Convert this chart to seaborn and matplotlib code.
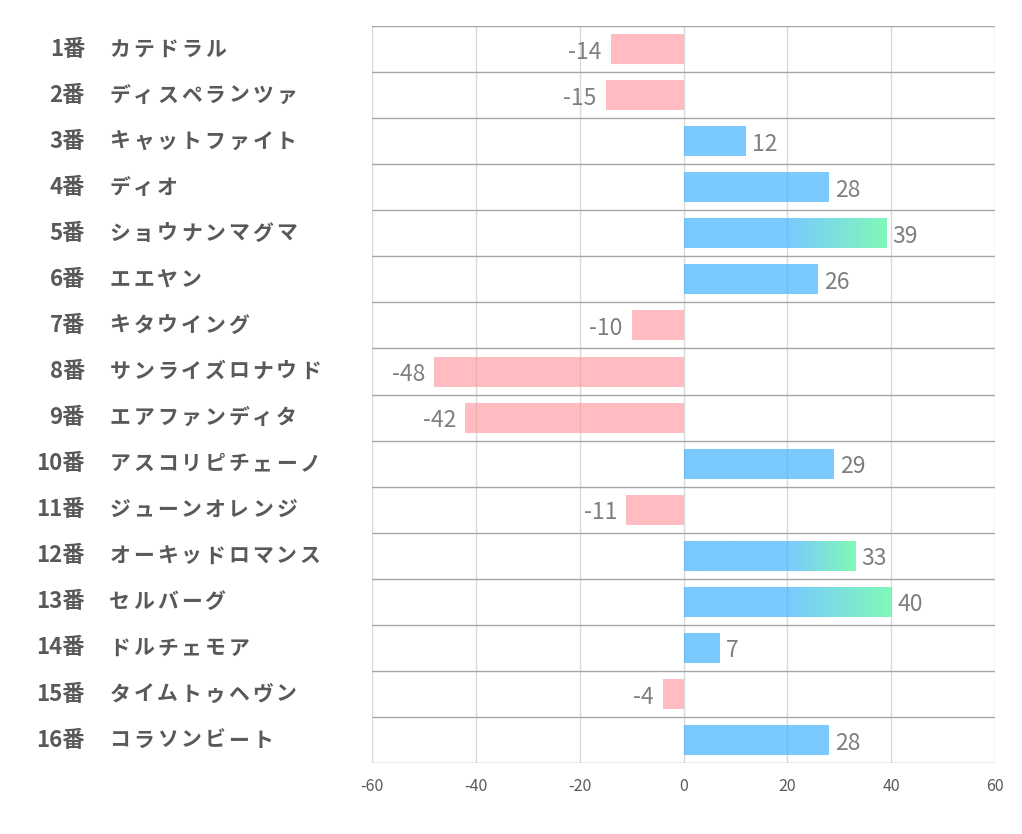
import numpy as np
import pandas as pd
import matplotlib
matplotlib.use("Agg")
import matplotlib.pyplot as plt
import matplotlib.colors as mcolors
from matplotlib.transforms import blended_transform_factory
import seaborn as sns

# chart data
gate_numbers = ["1番", "2番", "3番", "4番", "5番", "6番", "7番", "8番",
                "9番", "10番", "11番", "12番", "13番", "14番", "15番", "16番"]
horse_names = ["カテドラル", "ディスペランツァ", "キャットファイト", "ディオ",
               "ショウナンマグマ", "エエヤン", "キタウイング", "サンライズロナウド",
               "エアファンディタ", "アスコリピチェーノ", "ジューンオレンジ",
               "オーキッドロマンス", "セルバーグ", "ドルチェモア", "タイムトゥヘヴン",
               "コラソンビート"]
scores = [-14, -15, 12, 28, 39, 26, -10, -48, -42, 29, -11, 33, 40, 7, -4, 28]
x_ticks = [-60, -40, -20, 0, 20, 40, 60]

BLUE = "#4DB8FF"
GREEN = "#55F7A0"
PINK = "#FF9AA0"
TEXT = "#595959"

sns.set_theme(style="white")
plt.rcParams["font.family"] = ["Noto Sans CJK JP", "DejaVu Sans"]
plt.rcParams["axes.unicode_minus"] = False

df = pd.DataFrame({"label": [f"{g} {n}" for g, n in zip(gate_numbers, horse_names)],
                   "score": scores})

fig = plt.figure(figsize=(10.22, 8.34), dpi=100)
ax = fig.add_axes([0.364, 0.085, 0.6096, 0.8838])

sns.barplot(data=df, x="score", y="label", orient="h", color=BLUE,
            width=0.65, ax=ax, zorder=3, saturation=1)

blue_rgb = np.array(mcolors.to_rgb(BLUE))
green_rgb = np.array(mcolors.to_rgb(GREEN))

for i, (patch, s) in enumerate(zip(ax.patches, scores)):
    patch.set_edgecolor("none")
    if s < 0:
        patch.set_facecolor(mcolors.to_rgba(PINK, 0.65))
    elif s > 30:
        # blue -> green fade starting from 20
        xs = np.linspace(0, s, 400)
        t = np.clip((xs - 20) / (s - 20), 0, 1)[:, None]
        rgb = blue_rgb * (1 - t) + green_rgb * t
        img = np.concatenate([rgb, np.full((len(xs), 1), 0.75)], axis=1)[None, :, :]
        y0 = patch.get_y()
        y1 = y0 + patch.get_height()
        im = ax.imshow(img, extent=[0, s, y1, y0], aspect="auto", zorder=3,
                       interpolation="bilinear")
        im.set_clip_path(patch)
        patch.set_facecolor("none")
    else:
        patch.set_facecolor(mcolors.to_rgba(BLUE, 0.75))

    if s > 0:
        ax.annotate(str(s), (s, i), xytext=(6, -3), textcoords="offset pixels",
                    ha="left", va="center", fontsize=16.5, color="#7F7F7F")
    else:
        ax.annotate(str(s), (s, i), xytext=(-9, -3), textcoords="offset pixels",
                    ha="right", va="center", fontsize=16.5, color="#7F7F7F")

ax.set_xlim(-60, 60)
ax.set_ylim(len(scores) - 0.5, -0.5)
ax.set_xticks(x_ticks)
ax.set_xticklabels([str(v) for v in x_ticks])
ax.grid(axis="x", color="#D9D9D9", linewidth=1)
ax.grid(axis="y", visible=False)
ax.set_axisbelow(True)
for yb in np.arange(-0.5, len(scores), 1):
    ax.axhline(yb, color="#A6A6A6", linewidth=1, zorder=1)
for sp in ax.spines.values():
    sp.set_visible(False)

ax.set_yticks(range(len(scores)))
ax.set_yticklabels([])
ax.tick_params(axis="y", left=False)
ax.tick_params(axis="x", length=0, pad=11, labelsize=11.5, labelcolor=TEXT)
ax.set_xlabel("")
ax.set_ylabel("")

# row labels: gate number right-aligned, horse name with wide kana spacing
trans = blended_transform_factory(fig.transFigure, ax.transData)
char_step = 23.8 / 1022
for i, (g, n) in enumerate(zip(gate_numbers, horse_names)):
    ax.text(85 / 1022, i, g, transform=trans, ha="right", va="center",
            fontsize=16, fontweight="bold", color=TEXT)
    for k, ch in enumerate(n):
        ax.text(108 / 1022 + (k + 0.5) * char_step, i, ch, transform=trans,
                ha="center", va="center", fontsize=15, fontweight="bold",
                color=TEXT)

fig.savefig("out.png", dpi=100)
******************************
Task requirements :: Give every line back word for word and leave the pictures out.

Answer to this problem ::
Convert this chart to seaborn and matplotlib code.
import numpy as np
import pandas as pd
import matplotlib
matplotlib.use("Agg")
import matplotlib.pyplot as plt
import matplotlib.colors as mcolors
from matplotlib.transforms import blended_transform_factory
import seaborn as sns

# chart data
gate_numbers = ["1番", "2番", "3番", "4番", "5番", "6番", "7番", "8番",
                "9番", "10番", "11番", "12番", "13番", "14番", "15番", "16番"]
horse_names = ["カテドラル", "ディスペランツァ", "キャットファイト", "ディオ",
               "ショウナンマグマ", "エエヤン", "キタウイング", "サンライズロナウド",
               "エアファンディタ", "アスコリピチェーノ", "ジューンオレンジ",
               "オーキッドロマンス", "セルバーグ", "ドルチェモア", "タイムトゥヘヴン",
               "コラソンビート"]
scores = [-14, -15, 12, 28, 39, 26, -10, -48, -42, 29, -11, 33, 40, 7, -4, 28]
x_ticks = [-60, -40, -20, 0, 20, 40, 60]

BLUE = "#4DB8FF"
GREEN = "#55F7A0"
PINK = "#FF9AA0"
TEXT = "#595959"

sns.set_theme(style="white")
plt.rcParams["font.family"] = ["Noto Sans CJK JP", "DejaVu Sans"]
plt.rcParams["axes.unicode_minus"] = False

df = pd.DataFrame({"label": [f"{g} {n}" for g, n in zip(gate_numbers, horse_names)],
                   "score": scores})

fig = plt.figure(figsize=(10.22, 8.34), dpi=100)
ax = fig.add_axes([0.364, 0.085, 0.6096, 0.8838])

sns.barplot(data=df, x="score", y="label", orient="h", color=BLUE,
            width=0.65, ax=ax, zorder=3, saturation=1)

blue_rgb = np.array(mcolors.to_rgb(BLUE))
green_rgb = np.array(mcolors.to_rgb(GREEN))

for i, (patch, s) in enumerate(zip(ax.patches, scores)):
    patch.set_edgecolor("none")
    if s < 0:
        patch.set_facecolor(mcolors.to_rgba(PINK, 0.65))
    elif s > 30:
        # blue -> green fade starting from 20
        xs = np.linspace(0, s, 400)
        t = np.clip((xs - 20) / (s - 20), 0, 1)[:, None]
        rgb = blue_rgb * (1 - t) + green_rgb * t
        img = np.concatenate([rgb, np.full((len(xs), 1), 0.75)], axis=1)[None, :, :]
        y0 = patch.get_y()
        y1 = y0 + patch.get_height()
        im = ax.imshow(img, extent=[0, s, y1, y0], aspect="auto", zorder=3,
                       interpolation="bilinear")
        im.set_clip_path(patch)
        patch.set_facecolor("none")
    else:
        patch.set_facecolor(mcolors.to_rgba(BLUE, 0.75))

    if s > 0:
        ax.annotate(str(s), (s, i), xytext=(6, -3), textcoords="offset pixels",
                    ha="left", va="center", fontsize=16.5, color="#7F7F7F")
    else:
        ax.annotate(str(s), (s, i), xytext=(-9, -3), textcoords="offset pixels",
                    ha="right", va="center", fontsize=16.5, color="#7F7F7F")

ax.set_xlim(-60, 60)
ax.set_ylim(len(scores) - 0.5, -0.5)
ax.set_xticks(x_ticks)
ax.set_xticklabels([str(v) for v in x_ticks])
ax.grid(axis="x", color="#D9D9D9", linewidth=1)
ax.grid(axis="y", visible=False)
ax.set_axisbelow(True)
for yb in np.arange(-0.5, len(scores), 1):
    ax.axhline(yb, color="#A6A6A6", linewidth=1, zorder=1)
for sp in ax.spines.values():
    sp.set_visible(False)

ax.set_yticks(range(len(scores)))
ax.set_yticklabels([])
ax.tick_params(axis="y", left=False)
ax.tick_params(axis="x", length=0, pad=11, labelsize=11.5, labelcolor=TEXT)
ax.set_xlabel("")
ax.set_ylabel("")

# row labels: gate number right-aligned, horse name with wide kana spacing
trans = blended_transform_factory(fig.transFigure, ax.transData)
char_step = 23.8 / 1022
for i, (g, n) in enumerate(zip(gate_numbers, horse_names)):
    ax.text(85 / 1022, i, g, transform=trans, ha="right", va="center",
            fontsize=16, fontweight="bold", color=TEXT)
    for k, ch in enumerate(n):
        ax.text(108 / 1022 + (k + 0.5) * char_step, i, ch, transform=trans,
                ha="center", va="center", fontsize=15, fontweight="bold",
                color=TEXT)

fig.savefig("out.png", dpi=100)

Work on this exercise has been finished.